Even when governmental and private sector interests align, however, the end result is not guaranteed to succeed, she cautioned. A project first conceptualized by Bill Clinton in 2005, Palestinian Political Risk Insurance (PPRI) launched in its current form eight months ago with the goal of insuring Palestinian exports from losses resulting from political violence, trade disruption, and movement and access issues.

Supported by Presidents Clinton, Bush, and Obama as well as by USAID and OPEC, PPRI’s progress was stymied by the troubled dynamics between Israeli and Palestinian players, even though its success was in the interests of both nations.
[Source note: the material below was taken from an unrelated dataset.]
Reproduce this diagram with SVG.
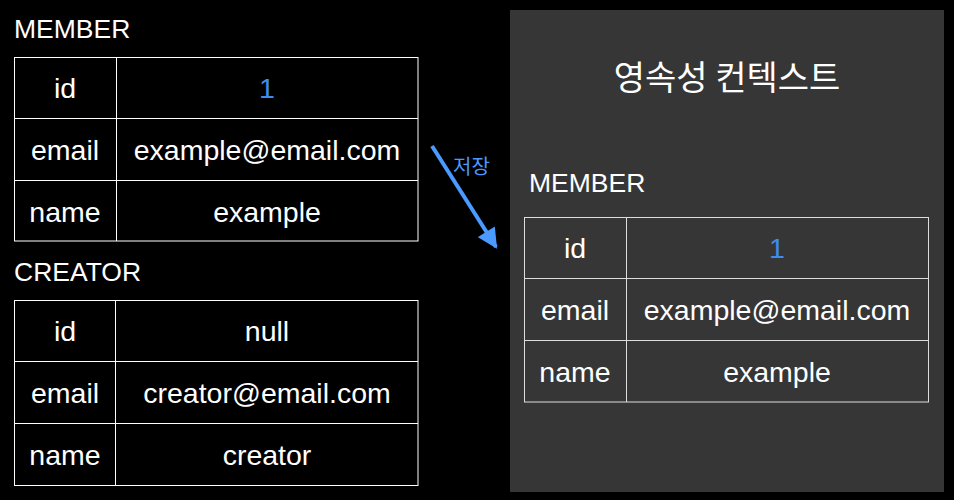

“To quote Bill Clinton, there have been ‘Palestinians, Americans, Europeans, Israelis, insurance experts, businesspeople, lawyers, financial senior specialists, [and] regional specialists’ working on this for long periods of time, but it’s not at all clear that it’s going to come together,” Rudman said. “Everything in this indicates that it should have worked, and yet I think it’s probably not going to.”

Ending her talk with a success story, Rudman described how the political troubles in Egypt had an unexpected effect on life in the West Bank. A company out of Hebron that manufactured French fries was no longer able to get their imported Egyptian potatoes. For very little money, USAID was able to train West Bank farmers and help supply them with the most suitable potatoes, and then to help connect them with a local manufacturer who could export their goods. “It’s a great example of a partnership that works with something seemingly as simple as farming and potatoes, but actually took a lot of ingenuity and creativity,” she said.

Despite the numerous roadblocks to stability and harmony in the Middle East, Rudman urged attendees to remember the potential at the intersection of business and government. “Doing well, doing good, and doing it right. I think it can happen in the Middle East. I think it can happen all over the world,” she said.